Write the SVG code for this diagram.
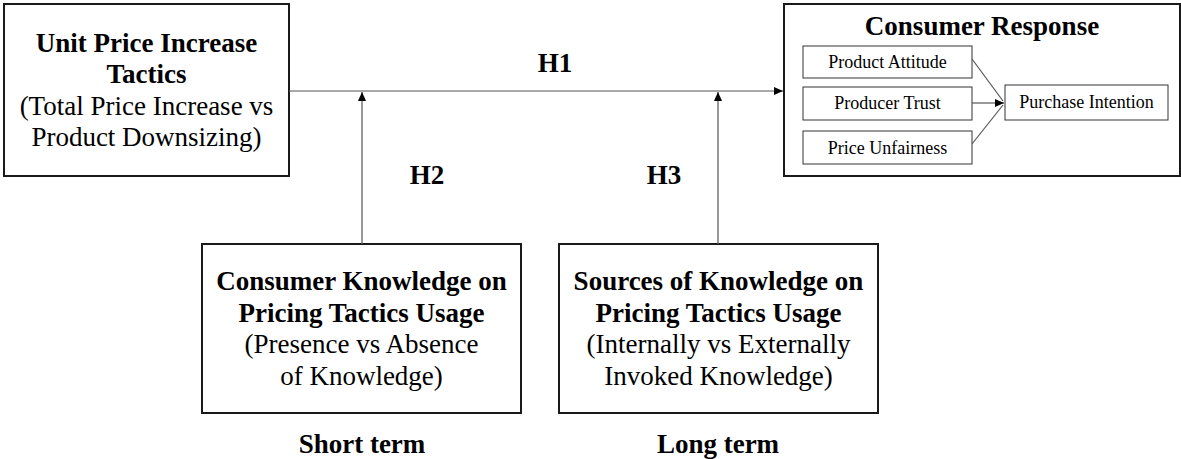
<svg xmlns="http://www.w3.org/2000/svg" width="1181" height="459" viewBox="0 0 1181 459">
  <style>
    .box { fill: #ffffff; stroke: #1a1a1a; stroke-width: 2; }
    .sub { fill: #ffffff; stroke: #333333; stroke-width: 1; }
    .link { fill: none; stroke: #555555; stroke-width: 1.2; }
    text { font-family: "Liberation Serif", "Times New Roman", serif; fill: #000000; text-anchor: middle; }
    .b { font-weight: bold; font-size: 27px; }
    .r { font-size: 27px; }
    .s { font-size: 18px; }
  </style>
  <defs>
    <marker id="arrow" markerUnits="userSpaceOnUse" markerWidth="10" markerHeight="8" refX="9" refY="4" orient="auto">
      <path d="M0,0 L9,4 L0,8 Z" fill="#000000"/>
    </marker>
  </defs>

  <g id="node-tactics">
    <rect class="box" x="4" y="4" width="285" height="172"/>
    <text class="b" x="146.5" y="52">Unit Price Increase</text>
    <text class="b" x="146.5" y="83">Tactics</text>
    <text class="r" x="146.5" y="115">(Total Price Increase vs</text>
    <text class="r" x="146.5" y="146">Product Downsizing)</text>
  </g>

  <g id="node-response">
    <rect class="box" x="784" y="4" width="396" height="172"/>
    <text class="b" x="982" y="35">Consumer Response</text>
    <g id="node-attitude">
      <rect class="sub" x="803" y="46" width="169" height="32"/>
      <text class="s" x="887.5" y="68">Product Attitude</text>
    </g>
    <g id="node-trust">
      <rect class="sub" x="803" y="87" width="169" height="33"/>
      <text class="s" x="887.5" y="109">Producer Trust</text>
    </g>
    <g id="node-unfairness">
      <rect class="sub" x="803" y="131" width="169" height="33"/>
      <text class="s" x="887.5" y="154">Price Unfairness</text>
    </g>
    <g id="node-intention">
      <rect class="sub" x="1005" y="85" width="163" height="35"/>
      <text class="s" x="1086.5" y="108">Purchase Intention</text>
    </g>
  </g>

  <g id="node-knowledge">
    <rect class="box" x="202" y="244" width="319" height="169"/>
    <text class="b" x="361.5" y="290">Consumer Knowledge on</text>
    <text class="b" x="361.5" y="322">Pricing Tactics Usage</text>
    <text class="r" x="361.5" y="353">(Presence vs Absence</text>
    <text class="r" x="361.5" y="385">of Knowledge)</text>
  </g>

  <g id="node-sources">
    <rect class="box" x="559" y="244" width="319" height="169"/>
    <text class="b" x="718.5" y="290">Sources of Knowledge on</text>
    <text class="b" x="718.5" y="322">Pricing Tactics Usage</text>
    <text class="r" x="718.5" y="353">(Internally vs Externally</text>
    <text class="r" x="718.5" y="385">Invoked Knowledge)</text>
  </g>

  <!-- hypothesis and horizon labels -->
  <g id="labels">
    <text class="b" x="555" y="72">H1</text>
    <text class="b" x="427" y="184">H2</text>
    <text class="b" x="664" y="184">H3</text>
    <text class="b" x="362" y="453">Short term</text>
    <text class="b" x="718" y="453">Long term</text>
  </g>

  <!-- connectors, drawn last so they sit on top of the box fills -->
  <g id="connectors">
    <line class="link" x1="289" y1="91" x2="783" y2="91" marker-end="url(#arrow)"/>
    <line class="link" x1="362" y1="244" x2="362" y2="92" marker-end="url(#arrow)"/>
    <line class="link" x1="718" y1="244" x2="718" y2="92" marker-end="url(#arrow)"/>
    <line class="link" x1="972" y1="59" x2="1003" y2="101"/>
    <line class="link" x1="972" y1="103" x2="1004" y2="103" marker-end="url(#arrow)"/>
    <line class="link" x1="972" y1="144" x2="1003" y2="105"/>
  </g>
</svg>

What is required :: Reproduce every line above as written, skipping pictures.

Output of the exercise ::
Write the SVG code for this diagram.
<svg xmlns="http://www.w3.org/2000/svg" width="1181" height="459" viewBox="0 0 1181 459">
  <style>
    .box { fill: #ffffff; stroke: #1a1a1a; stroke-width: 2; }
    .sub { fill: #ffffff; stroke: #333333; stroke-width: 1; }
    .link { fill: none; stroke: #555555; stroke-width: 1.2; }
    text { font-family: "Liberation Serif", "Times New Roman", serif; fill: #000000; text-anchor: middle; }
    .b { font-weight: bold; font-size: 27px; }
    .r { font-size: 27px; }
    .s { font-size: 18px; }
  </style>
  <defs>
    <marker id="arrow" markerUnits="userSpaceOnUse" markerWidth="10" markerHeight="8" refX="9" refY="4" orient="auto">
      <path d="M0,0 L9,4 L0,8 Z" fill="#000000"/>
    </marker>
  </defs>

  <g id="node-tactics">
    <rect class="box" x="4" y="4" width="285" height="172"/>
    <text class="b" x="146.5" y="52">Unit Price Increase</text>
    <text class="b" x="146.5" y="83">Tactics</text>
    <text class="r" x="146.5" y="115">(Total Price Increase vs</text>
    <text class="r" x="146.5" y="146">Product Downsizing)</text>
  </g>

  <g id="node-response">
    <rect class="box" x="784" y="4" width="396" height="172"/>
    <text class="b" x="982" y="35">Consumer Response</text>
    <g id="node-attitude">
      <rect class="sub" x="803" y="46" width="169" height="32"/>
      <text class="s" x="887.5" y="68">Product Attitude</text>
    </g>
    <g id="node-trust">
      <rect class="sub" x="803" y="87" width="169" height="33"/>
      <text class="s" x="887.5" y="109">Producer Trust</text>
    </g>
    <g id="node-unfairness">
      <rect class="sub" x="803" y="131" width="169" height="33"/>
      <text class="s" x="887.5" y="154">Price Unfairness</text>
    </g>
    <g id="node-intention">
      <rect class="sub" x="1005" y="85" width="163" height="35"/>
      <text class="s" x="1086.5" y="108">Purchase Intention</text>
    </g>
  </g>

  <g id="node-knowledge">
    <rect class="box" x="202" y="244" width="319" height="169"/>
    <text class="b" x="361.5" y="290">Consumer Knowledge on</text>
    <text class="b" x="361.5" y="322">Pricing Tactics Usage</text>
    <text class="r" x="361.5" y="353">(Presence vs Absence</text>
    <text class="r" x="361.5" y="385">of Knowledge)</text>
  </g>

  <g id="node-sources">
    <rect class="box" x="559" y="244" width="319" height="169"/>
    <text class="b" x="718.5" y="290">Sources of Knowledge on</text>
    <text class="b" x="718.5" y="322">Pricing Tactics Usage</text>
    <text class="r" x="718.5" y="353">(Internally vs Externally</text>
    <text class="r" x="718.5" y="385">Invoked Knowledge)</text>
  </g>

  <!-- hypothesis and horizon labels -->
  <g id="labels">
    <text class="b" x="555" y="72">H1</text>
    <text class="b" x="427" y="184">H2</text>
    <text class="b" x="664" y="184">H3</text>
    <text class="b" x="362" y="453">Short term</text>
    <text class="b" x="718" y="453">Long term</text>
  </g>

  <!-- connectors, drawn last so they sit on top of the box fills -->
  <g id="connectors">
    <line class="link" x1="289" y1="91" x2="783" y2="91" marker-end="url(#arrow)"/>
    <line class="link" x1="362" y1="244" x2="362" y2="92" marker-end="url(#arrow)"/>
    <line class="link" x1="718" y1="244" x2="718" y2="92" marker-end="url(#arrow)"/>
    <line class="link" x1="972" y1="59" x2="1003" y2="101"/>
    <line class="link" x1="972" y1="103" x2="1004" y2="103" marker-end="url(#arrow)"/>
    <line class="link" x1="972" y1="144" x2="1003" y2="105"/>
  </g>
</svg>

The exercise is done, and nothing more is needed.